On the other hand, if you raise money, you likely want your valuation to be as high as possible.
There is likely to be a stage in agents replacing knowledge workers where a model can go away and reliably do a well-defined task that would take a human about a day without getting stuck (or at least note that it has got stuck and ask for help). At that point, agents will be able to do a lot of economically valuable work, but they will also need a lot of human task definition, managing, handholding, helping them get unstuck, and checking their output — and humans who have learnt to be good at doing all that will be at a premium. Shortly after that, the agents will be able to do tasks that would take a human a couple of days, and then a week, then a couple of weeks, and the ratio of human supervision work to AI work will decrease rapidly.

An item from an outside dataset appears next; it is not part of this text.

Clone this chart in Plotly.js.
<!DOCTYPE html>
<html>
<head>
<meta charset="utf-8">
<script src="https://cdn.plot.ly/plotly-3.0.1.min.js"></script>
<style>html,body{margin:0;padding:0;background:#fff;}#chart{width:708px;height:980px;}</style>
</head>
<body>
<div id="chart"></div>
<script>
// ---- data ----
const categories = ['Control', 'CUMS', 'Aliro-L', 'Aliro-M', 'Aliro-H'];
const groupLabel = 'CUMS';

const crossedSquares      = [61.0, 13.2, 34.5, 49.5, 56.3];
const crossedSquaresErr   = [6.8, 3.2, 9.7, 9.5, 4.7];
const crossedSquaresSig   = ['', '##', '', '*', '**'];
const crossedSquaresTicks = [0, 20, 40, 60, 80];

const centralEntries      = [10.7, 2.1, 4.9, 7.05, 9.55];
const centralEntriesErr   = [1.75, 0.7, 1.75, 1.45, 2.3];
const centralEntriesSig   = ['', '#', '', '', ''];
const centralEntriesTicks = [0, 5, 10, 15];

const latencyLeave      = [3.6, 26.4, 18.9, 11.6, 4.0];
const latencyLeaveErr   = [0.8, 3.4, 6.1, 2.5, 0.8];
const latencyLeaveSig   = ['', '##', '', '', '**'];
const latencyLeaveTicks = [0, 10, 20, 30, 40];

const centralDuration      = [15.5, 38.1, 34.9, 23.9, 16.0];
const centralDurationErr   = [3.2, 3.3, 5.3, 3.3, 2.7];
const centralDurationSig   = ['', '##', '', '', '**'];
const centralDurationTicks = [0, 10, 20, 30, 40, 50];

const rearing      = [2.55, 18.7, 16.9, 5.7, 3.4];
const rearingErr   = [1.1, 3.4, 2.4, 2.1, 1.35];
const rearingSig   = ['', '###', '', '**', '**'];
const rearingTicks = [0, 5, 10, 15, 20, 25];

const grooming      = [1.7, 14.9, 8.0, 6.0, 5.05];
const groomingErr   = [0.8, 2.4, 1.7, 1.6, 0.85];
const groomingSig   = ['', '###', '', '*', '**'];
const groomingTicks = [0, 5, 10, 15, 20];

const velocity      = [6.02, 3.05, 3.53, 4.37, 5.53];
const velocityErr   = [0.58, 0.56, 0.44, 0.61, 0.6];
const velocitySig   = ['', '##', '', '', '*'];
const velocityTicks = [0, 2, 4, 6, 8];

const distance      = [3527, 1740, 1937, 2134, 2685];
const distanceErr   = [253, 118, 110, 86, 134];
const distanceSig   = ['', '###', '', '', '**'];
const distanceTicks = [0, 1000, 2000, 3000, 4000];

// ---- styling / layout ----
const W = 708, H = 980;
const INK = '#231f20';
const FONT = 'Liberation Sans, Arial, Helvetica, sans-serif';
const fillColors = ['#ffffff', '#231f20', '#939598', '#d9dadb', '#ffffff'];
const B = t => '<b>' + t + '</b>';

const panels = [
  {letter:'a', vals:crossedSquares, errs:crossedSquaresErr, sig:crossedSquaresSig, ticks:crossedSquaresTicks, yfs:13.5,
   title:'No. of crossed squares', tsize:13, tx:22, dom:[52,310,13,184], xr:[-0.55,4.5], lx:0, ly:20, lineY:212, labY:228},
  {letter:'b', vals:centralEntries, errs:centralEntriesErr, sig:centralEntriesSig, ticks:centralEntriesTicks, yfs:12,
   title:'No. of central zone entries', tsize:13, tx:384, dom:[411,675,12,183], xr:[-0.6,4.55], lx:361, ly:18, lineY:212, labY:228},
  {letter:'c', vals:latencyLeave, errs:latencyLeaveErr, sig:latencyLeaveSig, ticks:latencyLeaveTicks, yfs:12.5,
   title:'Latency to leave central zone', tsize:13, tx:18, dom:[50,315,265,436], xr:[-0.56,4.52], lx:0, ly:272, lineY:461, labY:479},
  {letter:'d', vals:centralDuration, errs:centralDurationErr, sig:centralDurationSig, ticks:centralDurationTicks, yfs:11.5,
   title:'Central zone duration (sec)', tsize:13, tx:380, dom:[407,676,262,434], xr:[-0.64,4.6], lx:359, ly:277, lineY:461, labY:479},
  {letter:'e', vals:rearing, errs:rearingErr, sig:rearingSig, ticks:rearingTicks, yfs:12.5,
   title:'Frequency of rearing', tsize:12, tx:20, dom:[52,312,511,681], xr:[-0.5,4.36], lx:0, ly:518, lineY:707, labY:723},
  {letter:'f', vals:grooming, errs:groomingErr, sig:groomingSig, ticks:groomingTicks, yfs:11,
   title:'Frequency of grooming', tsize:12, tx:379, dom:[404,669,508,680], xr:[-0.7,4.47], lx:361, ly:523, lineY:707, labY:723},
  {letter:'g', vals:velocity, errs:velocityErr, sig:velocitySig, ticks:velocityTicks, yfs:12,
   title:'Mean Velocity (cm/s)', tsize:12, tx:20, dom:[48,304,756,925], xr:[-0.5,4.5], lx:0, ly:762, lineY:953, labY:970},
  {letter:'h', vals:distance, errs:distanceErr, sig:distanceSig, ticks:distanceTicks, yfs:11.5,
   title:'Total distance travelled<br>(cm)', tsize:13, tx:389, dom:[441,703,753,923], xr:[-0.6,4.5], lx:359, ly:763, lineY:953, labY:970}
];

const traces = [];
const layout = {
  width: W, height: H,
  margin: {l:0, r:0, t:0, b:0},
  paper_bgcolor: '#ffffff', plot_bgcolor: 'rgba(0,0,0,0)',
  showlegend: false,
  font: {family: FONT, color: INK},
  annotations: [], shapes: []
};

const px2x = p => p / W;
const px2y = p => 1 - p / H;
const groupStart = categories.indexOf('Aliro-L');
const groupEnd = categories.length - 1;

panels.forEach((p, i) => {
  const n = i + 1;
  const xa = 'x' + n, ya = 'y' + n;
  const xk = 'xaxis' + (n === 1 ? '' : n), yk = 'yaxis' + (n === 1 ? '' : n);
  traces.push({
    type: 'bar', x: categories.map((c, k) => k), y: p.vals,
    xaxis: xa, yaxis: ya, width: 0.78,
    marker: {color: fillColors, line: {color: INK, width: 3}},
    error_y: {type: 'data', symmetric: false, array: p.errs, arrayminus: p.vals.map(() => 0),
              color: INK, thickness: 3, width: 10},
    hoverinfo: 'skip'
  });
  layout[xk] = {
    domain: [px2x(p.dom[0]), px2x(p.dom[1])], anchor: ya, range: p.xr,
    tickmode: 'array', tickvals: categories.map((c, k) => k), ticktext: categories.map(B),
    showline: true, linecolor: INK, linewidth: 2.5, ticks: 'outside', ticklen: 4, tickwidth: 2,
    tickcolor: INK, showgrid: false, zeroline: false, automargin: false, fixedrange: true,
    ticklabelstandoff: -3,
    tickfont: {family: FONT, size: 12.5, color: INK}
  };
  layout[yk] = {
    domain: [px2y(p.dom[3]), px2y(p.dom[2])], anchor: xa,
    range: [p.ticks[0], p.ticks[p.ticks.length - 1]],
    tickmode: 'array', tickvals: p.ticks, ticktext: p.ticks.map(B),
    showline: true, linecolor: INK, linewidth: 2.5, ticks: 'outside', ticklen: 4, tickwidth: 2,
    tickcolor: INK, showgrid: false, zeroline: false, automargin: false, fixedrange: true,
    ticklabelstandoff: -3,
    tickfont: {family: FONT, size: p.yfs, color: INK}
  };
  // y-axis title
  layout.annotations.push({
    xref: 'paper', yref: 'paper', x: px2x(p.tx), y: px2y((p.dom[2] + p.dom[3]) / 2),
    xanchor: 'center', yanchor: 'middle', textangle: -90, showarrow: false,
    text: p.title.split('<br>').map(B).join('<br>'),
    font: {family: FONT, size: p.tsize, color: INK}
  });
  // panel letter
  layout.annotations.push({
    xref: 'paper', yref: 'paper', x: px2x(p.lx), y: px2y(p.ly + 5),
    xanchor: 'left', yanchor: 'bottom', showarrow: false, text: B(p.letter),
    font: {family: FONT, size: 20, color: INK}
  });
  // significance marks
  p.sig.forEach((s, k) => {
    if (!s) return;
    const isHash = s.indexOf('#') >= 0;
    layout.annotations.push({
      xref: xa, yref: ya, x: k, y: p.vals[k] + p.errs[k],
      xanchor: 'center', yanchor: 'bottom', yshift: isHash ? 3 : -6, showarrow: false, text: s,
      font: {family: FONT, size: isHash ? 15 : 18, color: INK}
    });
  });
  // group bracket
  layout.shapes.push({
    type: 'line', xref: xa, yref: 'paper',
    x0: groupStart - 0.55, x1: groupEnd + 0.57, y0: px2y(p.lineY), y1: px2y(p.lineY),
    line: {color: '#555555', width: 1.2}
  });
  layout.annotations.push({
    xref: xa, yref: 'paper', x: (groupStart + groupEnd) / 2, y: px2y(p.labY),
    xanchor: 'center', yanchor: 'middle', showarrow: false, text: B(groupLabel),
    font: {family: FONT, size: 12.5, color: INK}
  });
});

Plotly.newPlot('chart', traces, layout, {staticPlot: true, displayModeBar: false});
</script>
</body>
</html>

That is to say there are intermediate stages between “AI is useless as anything other than a tool” to “AI can completely replace all knowledge workers”. Given how fast capabilities are growing (METR’s results on this suggest practicable task lengths double every 4-6 months), these intermediate stages will be shortish, but during them applying AI successfully will require a huge amount of change to how companies do business and training a lot of humans in how to hand-hold AI — something that is slow and expensive. So there is likely to be overhang for a while, at least until we get all the way to the “drop-in-replacement knowledge worker” stage. So perhaps OpenAI is being cautious about adoption rates, because they understand that the adoption process will be problematic and uneven.
Also, AI capabilities tend to be surprisingly uneven by human standards. If ¾ of the work can be automated and ¼ can’t, progress rapidly becomes bottlenecked on whatever the AI can’t do. Ditto across industries: if some quickly reach full AI-automation and others don’t, the price of the outputs of the fully-automated ones nosedives to near the cost of the inputs, while conversely the price of whatever hasn’t been automated goes up, as it becomes a scarce resource in the growing economy.

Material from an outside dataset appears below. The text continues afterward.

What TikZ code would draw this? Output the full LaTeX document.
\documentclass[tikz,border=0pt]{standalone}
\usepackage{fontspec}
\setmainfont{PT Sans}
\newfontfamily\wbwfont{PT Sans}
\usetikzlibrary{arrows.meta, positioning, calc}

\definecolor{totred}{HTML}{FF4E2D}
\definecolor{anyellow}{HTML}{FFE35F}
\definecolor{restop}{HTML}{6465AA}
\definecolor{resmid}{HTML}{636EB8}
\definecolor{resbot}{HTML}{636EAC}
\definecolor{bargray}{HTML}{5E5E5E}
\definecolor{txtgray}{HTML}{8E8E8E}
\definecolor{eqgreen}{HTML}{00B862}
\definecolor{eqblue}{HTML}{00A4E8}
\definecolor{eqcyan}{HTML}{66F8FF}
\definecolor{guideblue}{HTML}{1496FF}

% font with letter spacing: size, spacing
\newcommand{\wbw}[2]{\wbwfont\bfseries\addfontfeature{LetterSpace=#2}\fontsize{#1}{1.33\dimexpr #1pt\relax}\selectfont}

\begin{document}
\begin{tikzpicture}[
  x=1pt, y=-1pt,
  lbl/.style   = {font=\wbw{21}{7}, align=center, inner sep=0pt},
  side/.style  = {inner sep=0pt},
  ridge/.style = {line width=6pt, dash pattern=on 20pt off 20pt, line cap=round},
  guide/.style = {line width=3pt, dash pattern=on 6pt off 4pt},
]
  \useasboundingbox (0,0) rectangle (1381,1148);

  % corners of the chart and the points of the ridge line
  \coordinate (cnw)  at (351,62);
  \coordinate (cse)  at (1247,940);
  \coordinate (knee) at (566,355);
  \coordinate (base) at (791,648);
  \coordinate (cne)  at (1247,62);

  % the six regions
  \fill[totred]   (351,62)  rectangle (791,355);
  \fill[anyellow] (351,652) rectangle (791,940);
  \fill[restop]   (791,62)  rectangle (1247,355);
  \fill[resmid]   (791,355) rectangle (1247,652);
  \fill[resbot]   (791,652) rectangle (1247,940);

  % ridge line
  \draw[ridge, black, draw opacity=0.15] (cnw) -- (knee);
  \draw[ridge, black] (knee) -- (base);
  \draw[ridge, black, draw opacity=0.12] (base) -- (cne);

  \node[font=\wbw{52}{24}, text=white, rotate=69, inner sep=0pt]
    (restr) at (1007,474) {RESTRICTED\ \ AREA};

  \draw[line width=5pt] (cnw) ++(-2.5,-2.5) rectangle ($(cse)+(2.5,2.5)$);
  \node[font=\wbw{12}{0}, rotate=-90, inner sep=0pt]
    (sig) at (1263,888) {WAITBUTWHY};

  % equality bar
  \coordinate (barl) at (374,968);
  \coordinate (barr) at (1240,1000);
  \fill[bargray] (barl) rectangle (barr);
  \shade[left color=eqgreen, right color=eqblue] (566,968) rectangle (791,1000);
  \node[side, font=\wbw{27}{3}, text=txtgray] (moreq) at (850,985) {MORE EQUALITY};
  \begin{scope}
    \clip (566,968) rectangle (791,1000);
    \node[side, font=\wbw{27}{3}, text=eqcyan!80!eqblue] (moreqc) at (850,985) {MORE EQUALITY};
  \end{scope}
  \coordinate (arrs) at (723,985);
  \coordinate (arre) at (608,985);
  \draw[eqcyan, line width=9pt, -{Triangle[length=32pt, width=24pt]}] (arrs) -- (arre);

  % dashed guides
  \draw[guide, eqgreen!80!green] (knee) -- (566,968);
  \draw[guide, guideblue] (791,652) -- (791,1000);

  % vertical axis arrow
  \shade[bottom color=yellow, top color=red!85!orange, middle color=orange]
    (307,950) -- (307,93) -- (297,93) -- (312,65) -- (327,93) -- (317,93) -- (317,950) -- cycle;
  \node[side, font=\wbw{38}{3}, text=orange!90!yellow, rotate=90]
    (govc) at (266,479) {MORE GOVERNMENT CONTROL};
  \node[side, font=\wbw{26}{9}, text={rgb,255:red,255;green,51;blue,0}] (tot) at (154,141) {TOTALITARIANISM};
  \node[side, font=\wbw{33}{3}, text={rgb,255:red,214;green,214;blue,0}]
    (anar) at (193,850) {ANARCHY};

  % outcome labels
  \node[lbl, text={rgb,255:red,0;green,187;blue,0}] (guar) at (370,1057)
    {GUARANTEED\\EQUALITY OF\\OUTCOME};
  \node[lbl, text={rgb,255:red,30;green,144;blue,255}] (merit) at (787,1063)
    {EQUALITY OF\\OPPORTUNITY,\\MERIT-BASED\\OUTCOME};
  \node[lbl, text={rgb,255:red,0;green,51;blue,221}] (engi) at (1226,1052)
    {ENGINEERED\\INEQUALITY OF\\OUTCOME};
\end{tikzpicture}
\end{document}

I agree with this, but I expect these intermediate stages to be in the past by 2030. E.g. in “Measuring AI Ability to Complete Long Tasks” METR predicts (see “A sensitivity analysis of the extrapolated date...” graph) that in 2027-2031 AI will be able to perform with 50% success rate tasks taking a human 1 work-month. Even when AI can do tasks equivalent to 1 day of work, there is a huge incentive to use it. If we assume task duration doubling every 7 months, 1 work-day = 8 work-hours should be reached in 2 years.
Hypothesis:
OpenAI believe they won’t be able to lock-in market share. That is, they expect competitors will take a large share of the industry.
What I consider to be a more likely hypothesis: they have to tell investors something that sounds sane to investors, so they are giving them an in-distribution prediction based on the performance of past companies. OpenAI might not believe it, but investors will, and that’s all that matters in for the purposes of why they are making these projections.